Saint-Gaudens was primarily a sculptor. He imagined for the double eagle a motif in very high relief, which was tested in February and March 1907. Two dozen of proof coins were produced.
The result was superb but disappointing. It had taken nine strikes of a high pressure medal hydraulic press, normally used for very small quantities. It was impossible to consider such a technique for producing the big quantities needed for currency. The design of Saint Gaudens will however be later used, but with a flattened motif.
The two best preserved specimens of these rare Ultra High Relief Double Eagles are both graded PR69 by the PCGS. They may be considered as the finest pieces of American coinage.
One of them was sold for $ 3M including premium by Heritage in November 2005. The other is for sale by Stack's Bowers.
1933 Double Eagle
2002 SOLD 7.6 M$ including premium by Sotheby's and Stack's
narrated in 2020
The crisis had lasted since 1924 and the production of eagles and double eagles was considerably slowed down. The production of the 312,500 eagles of 1933 was finished before April 5 and this denomination was legal at that time. The production of the double eagles, which was in progress, was not interrupted.
On September 13, 1934, all gold coins in federal stocks were declared obsolete (uncurrent). In the following month two 1933 double eagles were sent to the Smithsonian for the National Collection as non-monetized samples. 445,469 pieces were in the vaults. This stock was melted in 1937.
Ten pieces escaped that melting, certainly stolen by the cashier of the Mint who was jailed in 1940 for another scam. All of them were recovered and destroyed by the government except one that King Farouk had managed to acquire in 1944. The King had obtained for this piece an export license issued by the Secretary of the Treasury, either simply by mistake or to please the King. This license being federal, the Farouk specimen became the only 1933 double eagle with some legal US status.
Removed at the request of the US government from the auction of the Farouk collections in 1954, the double eagle resurfaced in 1996, brought to New York by an English dealer. He was caught in the act by the FBI during his negotiations with his American customer.
The coin of the English dealer was the specimen which had been legally exported for Farouk. A judicial compromise was found in 2001. The double eagle was listed for auction on July 20, 2002 by Sotheby's and Stack's. In order to declare for the first time the official release of this specific coin, the buyer was required to pay to the federal government its face value of $ 20 in addition to the auction. It was sold for $ 7,590,020 including premium. Here is the link to the catalog in the website of Stack's Bowers, successor to Stack's.
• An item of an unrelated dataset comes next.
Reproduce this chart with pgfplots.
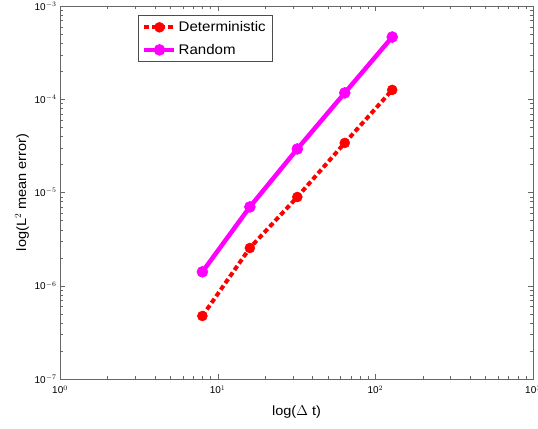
\documentclass[border=0pt]{standalone}
\usepackage{pgfplots}
\pgfplotsset{compat=1.18}
\usepackage{fontspec}
\setmainfont{Liberation Sans}
\newfontfamily\legfont[FakeStretch=1.08]{Liberation Sans}
\definecolor{mag}{rgb}{1,0,1}
\definecolor{axgray}{rgb}{0.4,0.4,0.4}
\begin{document}
\begin{tikzpicture}[x=1bp,y=1bp]
\begin{axis}[
    scale only axis,
    width=473bp, height=373bp,
    xmode=log, ymode=log,
    xmin=1, xmax=1000, ymin=1e-7, ymax=1e-3,
    axis line style={axgray},
    tick style={axgray},
    tick align=inside,
    major tick length=5bp, minor tick length=3bp,
    tick label style={font=\fontsize{10}{11}\selectfont, /pgf/number format/assume math mode=true},
    xtick={1,10,100,1000}, ytick={1e-7,1e-6,1e-5,1e-4,1e-3},
    xticklabels={10$^{0}$,10$^{1}$,10$^{2}$,10$^{3}$},
    yticklabels={10$^{-7}$,10$^{-6}$,10$^{-5}$,10$^{-4}$,10$^{-3}$},
    xticklabel style={yshift=-3bp},
    xlabel={log($\Delta$ t)},
    ylabel={log(L$^{2}$ mean error)},
    label style={font=\legfont\fontsize{13.5}{15}\selectfont},
    xlabel style={yshift=-5bp},
    ylabel style={yshift=-1bp},
    legend style={at={(0.165,0.975)}, anchor=north west, draw=black!70,
        font=\legfont\fontsize{14}{16}\selectfont, row sep=7bp,
        inner xsep=4bp, inner ysep=4bp},
    legend cell align=left,
    legend image code/.code={
        \draw[mark repeat=2,mark phase=2,#1] plot coordinates {(0bp,0bp) (15bp,0bp) (30bp,0bp)};},
]
\addplot[red, line width=4bp, dash pattern=on 5bp off 3bp, mark=*, mark size=5bp, mark options={solid, line width=0.5bp}]
coordinates {(8,4.74e-7) (16,2.54e-6) (32,8.95e-6) (64,3.40e-5) (128,1.26e-4)};
\addlegendentry{Deterministic}
\addplot[mag, line width=4.5bp, mark=*, mark size=5.5bp, mark options={line width=0.5bp}]
coordinates {(8,1.41e-6) (16,7.0e-6) (32,2.93e-5) (64,1.17e-4) (128,4.65e-4)};
\addlegendentry{Random}
\end{axis}
\pgfresetboundingbox
\path ([shift={(-60bp,-50bp)}]current axis.south west) rectangle ([shift={(5bp,6bp)}]current axis.north east);
\end{tikzpicture}
\end{document}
2007 Her Majesty's Bullion
2010 SOLD 3.27 M€ before fees
Gold bullion coins generally have a purity of 99.99%.
In 2007, the Royal Canadian Mint announces the launch of a product line to 99.999%. And as now the only way to get noticed is gigantism, they produce a coin with facial value of 1 million Canadian $. A small number of investors will then order similar parts.
The piece measures 53 cm in diameter, 3 cm thick, and weighs 100 kg. Chemists will appreciate this remarkable feat of engineering. The obverse is a portrait of Queen Elizabth II. The reverse shows the emblem of Canada, three maple leaves. Its value to weight is approximately € 3.2 million.
The copy that was owned by an Austrian financial company is for sale by Dorotheum in Vienna on June 25. Exciting fate for this symbol of capitalism: the owner has gone bankrupt!
POST SALE COMMENT
This lot has been sold 3.27 million € before fees. This is the price of its metal value to weight, not surprisingly. The extreme purity of gold has not generated an added value.